The firefighter who filed the suit, Andrew Cannon, declined to comment for this story. His lawyer also declined to be interviewed, saying only that Cannon injured his shoulder in the fire.
But lawsuits like his aren't all that rare, the I-Team has learned. Lawyer Peter Gleason said he has represented about 40 firefighters in the tri-state area, all of whom blame property owners for an injury they got on the job.
“It only takes one injury to destroy a firefighter’s career,” said Gleason, of Manhattan. “Firefighters have to reasonably be able to protect themselves."
Years ago, homeowners were protected from such suits by something called the “Firefighters Rule,” which said firefighters assume a risk when they report to a fire, and cannot sue afterward. But that rule was abolished in the 1960s, when several Bronx landlords were charged with burning down their buildings to collect the insurance money.
"Firefighters were getting severely injured and in many cases dying,” Gleason said. “It was decided that there needed to be more avenues for retribution.”
But while the law was initially changed to discourage property owners from committing arson, in 1996 it changed again, making homeowners even more vulnerable to lawsuits.

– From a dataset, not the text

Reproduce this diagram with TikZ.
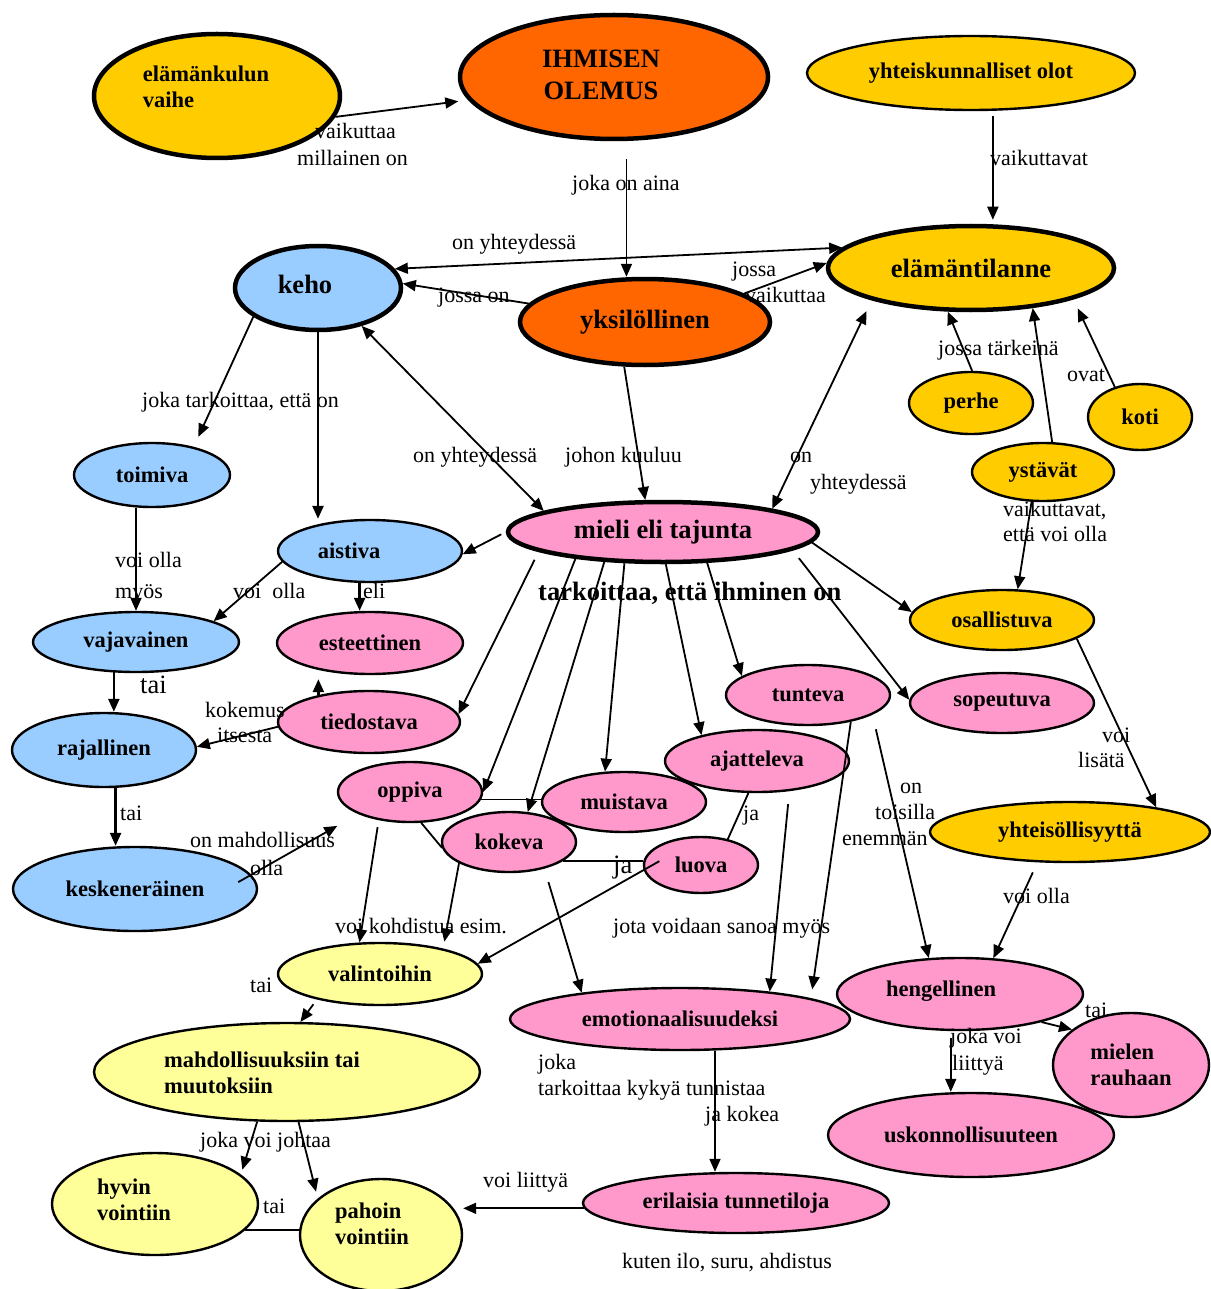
\documentclass[tikz,border=0pt]{standalone}
\usepackage{fontspec}
\setmainfont{Liberation Serif}
\usetikzlibrary{shapes.geometric,arrows.meta}

\definecolor{cGold}{HTML}{FFCC00}
\definecolor{cOrange}{HTML}{FF6600}
\definecolor{cBlue}{HTML}{99CCFF}
\definecolor{cPink}{HTML}{FF99CC}
\definecolor{cLemon}{HTML}{FFFF99}

\newcommand{\txtNode}{\bfseries\fontsize{22.5}{26}\selectfont}
\newcommand{\txtBig}{\bfseries\fontsize{26.5}{32}\selectfont}
\newcommand{\txtLab}{\fontsize{22}{26}\selectfont}

\tikzset{
  ov/.style={ellipse, draw=black, line width=2.4pt, inner sep=0pt, font=\txtNode, align=center},
  ovthick/.style={ov, line width=4.5pt},
  sz/.style 2 args={minimum width=#1, minimum height=#2},
  bigtext/.style={font=\txtBig},
  txt/.style={inner sep=0pt, font=\txtNode, align=center},
  lab/.style={inner sep=0pt, font=\txtLab, anchor=west, text height=15pt, text depth=5pt},
  labbig/.style={inner sep=0pt, font=\txtBig, anchor=west, text height=18pt, text depth=6pt},
  arr/.style={line width=1.8pt, -{Triangle[length=13pt,width=11pt]}},
  arrboth/.style={line width=1.8pt, {Triangle[length=13pt,width=11pt]}-{Triangle[length=13pt,width=11pt]}},
  link/.style={line width=1.8pt},
  heavy/.style={line width=2.4pt}
}

\begin{document}
\begin{tikzpicture}[x=1pt,y=-1pt]
\useasboundingbox (0,0) rectangle (1210,1289);
\fill[white] (0,0) rectangle (1210,1289);

% ---- concepts ----
\node[ovthick, fill=cGold, sz={246pt}{124pt}] (elv) at (217,96) {};
\node[txt, align=left] (elv-t) at (206,87) {elämänkulun\\vaihe};
\node[ovthick, fill=cOrange, sz={308pt}{124pt}] (io) at (614,77) {};
\node[txt, font=\txtBig] (io-t) at (601,75) {IHMISEN\\OLEMUS};
\node[ov, fill=cGold, sz={328pt}{74pt}] (yo) at (971,73) {yhteiskunnalliset olot};
\node[ovthick, fill=cGold, sz={286pt}{84pt}, bigtext] (et) at (971,268) {elämäntilanne};
\node[ovthick, fill=cBlue, sz={166pt}{84pt}] (keho) at (318,288) {};
\node[txt, font=\txtBig] (keho-t) at (305,284) {keho};
\node[ovthick, fill=cOrange, sz={250pt}{86pt}, bigtext] (yk) at (645,322) {yksilöllinen};
\node[ov, fill=cGold, sz={124pt}{62pt}] (perhe) at (971,403) {perhe};
\node[ov, fill=cGold, sz={104pt}{66pt}] (koti) at (1140,417) {koti};
\node[ov, fill=cGold, sz={142pt}{58pt}] (ystavat) at (1043,472) {ystävät};
\node[ov, fill=cBlue, sz={156pt}{64pt}] (toimiva) at (152,475) {toimiva};
\node[ov, fill=cBlue, sz={184pt}{62pt}] (aistiva) at (370,551) {};
\node[txt] (aistiva-t) at (349,551) {aistiva};
\node[ovthick, fill=cPink, sz={310pt}{60pt}, bigtext] (mieli) at (663,532) {mieli eli tajunta};
\node[ov, fill=cBlue, sz={206pt}{60pt}] (vaja) at (136,642) {vajavainen};
\node[ov, fill=cPink, sz={186pt}{62pt}] (este) at (370,643) {esteettinen};
\node[ov, fill=cGold, sz={184pt}{60pt}] (osal) at (1002,620) {osallistuva};
\node[ov, fill=cPink, sz={164pt}{60pt}] (tunt) at (808,695) {tunteva};
\node[ov, fill=cPink, sz={184pt}{60pt}] (sope) at (1002,703) {sopeutuva};
\node[ov, fill=cPink, sz={182pt}{62pt}] (tied) at (369,722) {tiedostava};
\node[ov, fill=cBlue, sz={184pt}{74pt}] (raja) at (104,750) {rajallinen};
\node[ov, fill=cPink, sz={184pt}{62pt}] (ajat) at (757,761) {ajatteleva};
\node[ov, fill=cPink, sz={144pt}{60pt}] (oppi) at (410,792) {oppiva};
\node[ov, fill=cPink, sz={164pt}{60pt}] (muis) at (624,802) {muistava};
\node[ov, fill=cPink, sz={134pt}{60pt}] (koke) at (509,842) {kokeva};
\node[ov, fill=cPink, sz={114pt}{56pt}] (luova) at (701,865) {luova};
\node[ov, fill=cGold, sz={280pt}{60pt}] (yhte) at (1070,832) {yhteisöllisyyttä};
\node[ov, fill=cBlue, sz={244pt}{84pt}] (kesk) at (135,889) {keskeneräinen};
\node[ov, fill=cLemon, sz={204pt}{62pt}] (vali) at (380,974) {valintoihin};
\node[ov, fill=cPink, sz={340pt}{62pt}] (emo) at (680,1019) {emotionaalisuudeksi};
\node[ov, fill=cPink, sz={246pt}{72pt}] (heng) at (960,994) {};
\node[txt] (heng-t) at (941,991) {hengellinen};
\node[ov, fill=cLemon, sz={386pt}{98pt}] (mahd) at (287,1072) {};
\node[txt, align=left] (mahd-t) at (262,1073) {mahdollisuuksiin tai\\muutoksiin};
\node[ov, fill=cPink, sz={156pt}{104pt}, align=left] (miel) at (1131,1065) {mielen\\rauhaan};
\node[ov, fill=cPink, sz={286pt}{84pt}] (usko) at (971,1135) {uskonnollisuuteen};
\node[ov, fill=cLemon, sz={206pt}{102pt}] (hyvi) at (155,1204) {};
\node[txt, align=left] (hyvi-t) at (134,1200) {hyvin\\vointiin};
\node[ov, fill=cLemon, sz={162pt}{112pt}] (paho) at (381,1235) {};
\node[txt, align=left] (paho-t) at (372,1224) {pahoin\\vointiin};
\node[ov, fill=cPink, sz={306pt}{60pt}] (eril) at (736,1203) {erilaisia tunnetiloja};

% ---- link phrases ----
\node[lab] (lA) at (315,134) {vaikuttaa};
\node[lab] (lB) at (297,161) {millainen on};
\node[lab] (lC) at (572,186) {joka on aina};
\node[lab] (lD) at (990,161) {vaikuttavat};
\node[lab] (lE) at (452,245) {on yhteydessä};
\node[lab] (lF) at (438,297) {jossa on};
\node[lab] (lG) at (732,271) {jossa};
\node[lab] (lH) at (745,297) {vaikuttaa};
\node[lab] (lI) at (938,350) {jossa tärkeinä};
\node[lab] (lJ) at (1067,376) {ovat};
\node[lab] (lK) at (142,402) {joka tarkoittaa, että on};
\node[lab] (lL) at (413,457) {on yhteydessä};
\node[lab] (lM) at (565,457) {johon kuuluu};
\node[lab] (lN) at (790,457) {on};
\node[lab] (lO) at (810,484) {yhteydessä};
\node[lab] (lP) at (1003,511) {vaikuttavat,};
\node[lab] (lQ) at (1003,536) {että voi olla};
\node[lab] (lR) at (115,562) {voi olla};
\node[lab] (lS) at (115,593) {myös};
\node[lab] (lT) at (233,593) {voi~~olla};
\node[lab] (lU) at (363,593) {eli};
\node[labbig] (lV) at (538,594) {tarkoittaa, että ihminen on};
\node[labbig, font=\fontsize{26.5}{32}\selectfont] (lW) at (140,687) {tai};
\node[lab] (lX) at (205,712) {kokemus};
\node[lab] (lY) at (217,737) {itsesta};
\node[lab] (lZ) at (120,815) {tai};
\node[lab] (m1) at (190,842) {on mahdollisuus};
\node[lab] (m2) at (250,870) {olla};
\node[lab] (m3) at (900,788) {on};
\node[lab] (m4) at (875,814) {toisilla};
\node[lab] (m5) at (842,840) {enemmän};
\node[lab] (m6) at (1102,737) {voi};
\node[lab] (m7) at (1078,762) {lisätä};
\node[lab] (m8) at (743,815) {ja};
\node[labbig, font=\fontsize{26.5}{32}\selectfont] (m9) at (613,867) {ja};
\node[lab] (m10) at (335,928) {voi kohdistua esim.};
\node[lab] (m11) at (613,928) {jota voidaan sanoa myös};
\node[lab] (m12) at (1003,898) {voi olla};
\node[lab] (m13) at (250,987) {tai};
\node[lab] (m14) at (1085,1012) {tai};
\node[lab] (m15) at (950,1038) {joka voi};
\node[lab] (m16) at (952,1065) {liittyä};
\node[lab] (m17) at (538,1064) {joka};
\node[lab] (m18) at (538,1090) {tarkoittaa kykyä tunnistaa};
\node[lab] (m19) at (705,1116) {ja kokea};
\node[lab] (m20) at (200,1142) {joka voi johtaa};
\node[lab] (m21) at (263,1208) {tai};
\node[lab] (m22) at (483,1182) {voi liittyä};
\node[lab] (m23) at (622,1263) {kuten ilo, suru, ahdistus};

% ---- connectors ----
\draw[arr, shorten >=10pt] (elv.-10) -- (io.189);
\draw[arr, shorten <=18pt] (io.-79) -- (io.-79 |- yk.north);
\draw[arr, shorten <=5pt, shorten >=4pt] (yo.-60) -- (yo.-60 |- et.north);
\draw[arrboth] (keho.14) -- (et.171);
\draw[arr] (yk.171) -- (keho.3);
\draw[arr] (yk.16) -- (et.178);
\draw[arr, shorten >=11pt] (keho.204) -- (toimiva.34);
\draw[arr, heavy] (keho.south) -- (keho.south |- aistiva.north);
\draw[arrboth] (keho.-41) -- (mieli.170);
\draw[arr] (yk.-115) -- (mieli.119);
\draw[arrboth, shorten >=12pt] (mieli.12) -- (et.198);
\draw[arr] (perhe.88) -- (et.242);
\draw[arr] (ystavat.73) -- (et.-33);
\draw[arr, shorten >=10pt] (koti.130) -- (et.-17);
\draw[arr] (ystavat.-111) -- (osal.63);

\draw[arr, shorten <=5pt] (mieli.180) -- (aistiva.-2);
\draw[arr] (toimiva.south -| vaja.north) -- (vaja.north);
\draw[arr] (aistiva.187) -- (vaja.15);
\draw[arr, heavy] (aistiva.-108) -- (aistiva.-108 |- este.north);
\draw[arr] (mieli.-4) -- (osal.175);
\draw[arr, shorten <=10pt] (mieli.-8) -- (sope.178);
\draw[arr] (mieli.-35) -- (tunt.164);
\draw[arr] (mieli.-85) -- (ajat.155);
\draw[arr] (mieli.219) -- (muis.122);
\draw[arr] (mieli.207) -- (koke.58);
\draw[arr] (mieli.197) -- (oppi.0);
\draw[arr, shorten <=9pt] (mieli.189) -- (tied.5);

\draw[arr, heavy, shorten >=4pt] (tied.152) -- (tied.152 |- este.south);
\draw[arr] (tied.183) -- (raja.2);
\draw[arr, heavy] (vaja.234) -- (vaja.234 |- raja.north);
\draw[arr, heavy] (raja.-73) -- (raja.-73 |- kesk.north);
\draw[arr, shorten <=-15pt, shorten >=24pt] (kesk.7) -- (oppi.203);

\draw[link] (oppi.-6) -- (oppi.-6 -| muis.west);
\draw[link] (oppi.-70) -- (koke.185);
\draw[link] (koke.-19) -- (koke.-19 -| luova.west);
\draw[link] (ajat.-105) -- (luova.44);

\draw[arr, shorten <=-18pt] (luova.185) -- (vali.6);
\draw[arr, shorten <=7pt] (oppi.222) -- (vali.123);
\draw[arr, shorten >=7pt] (koke.203) -- (vali.22);
\draw[arr, shorten <=14pt] (koke.-37) -- (emo.165);
\draw[arr, shorten <=13pt] (ajat.-43) -- (emo.17);
\draw[arr, shorten >=9pt] (tunt.-32) -- (emo.9);
\draw[arr, shorten <=15pt] (tunt.-17) -- (heng.131);

\draw[arr] (osal.-14) -- (yhte.16);
\draw[arr, shorten <=11pt] (yhte.223) -- (heng.47);
\draw[arr] (heng.-19) -- (miel.149);
\draw[arr, shorten <=7pt] (heng.-104) -- (heng.-104 |- usko.north);

\draw[arr, shorten <=6pt] (vali.202) -- (mahd.75);
\draw[arr, shorten >=5pt] (mahd.239) -- (hyvi.19);
\draw[arr, shorten >=7pt] (mahd.-77) -- (paho.150);
\draw[link] (hyvi.-16) -- (hyvi.-16 -| paho.west);
\draw[arr] (emo.-42) -- (emo.-42 |- eril.north);
\draw[arr] (eril.182) -- (eril.182 -| paho.east);
\end{tikzpicture}
\end{document}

Now firefighters can sue homeowners saying that the fire started due to negligence, making many kinds of fires -- such as overloaded power supplies, candles next to curtains, and paint cans next to boilers -- possible fodder for claims.
Firefighter lawsuits against homeowners have settled for as much as $450,000, the I-Team learned, usually in cases where injuries were well-documented and damage was severe.
The FDNY and firefighters union would not discuss Cannon's record, nor disclose how many similar lawsuits have been filed.
Uday said his experience may make him more hesitant to reach for the phone the next time emergency strikes.
“You want some kind of help," Uday said. "But three years later, to be sued by the men you called to help... that’s not help."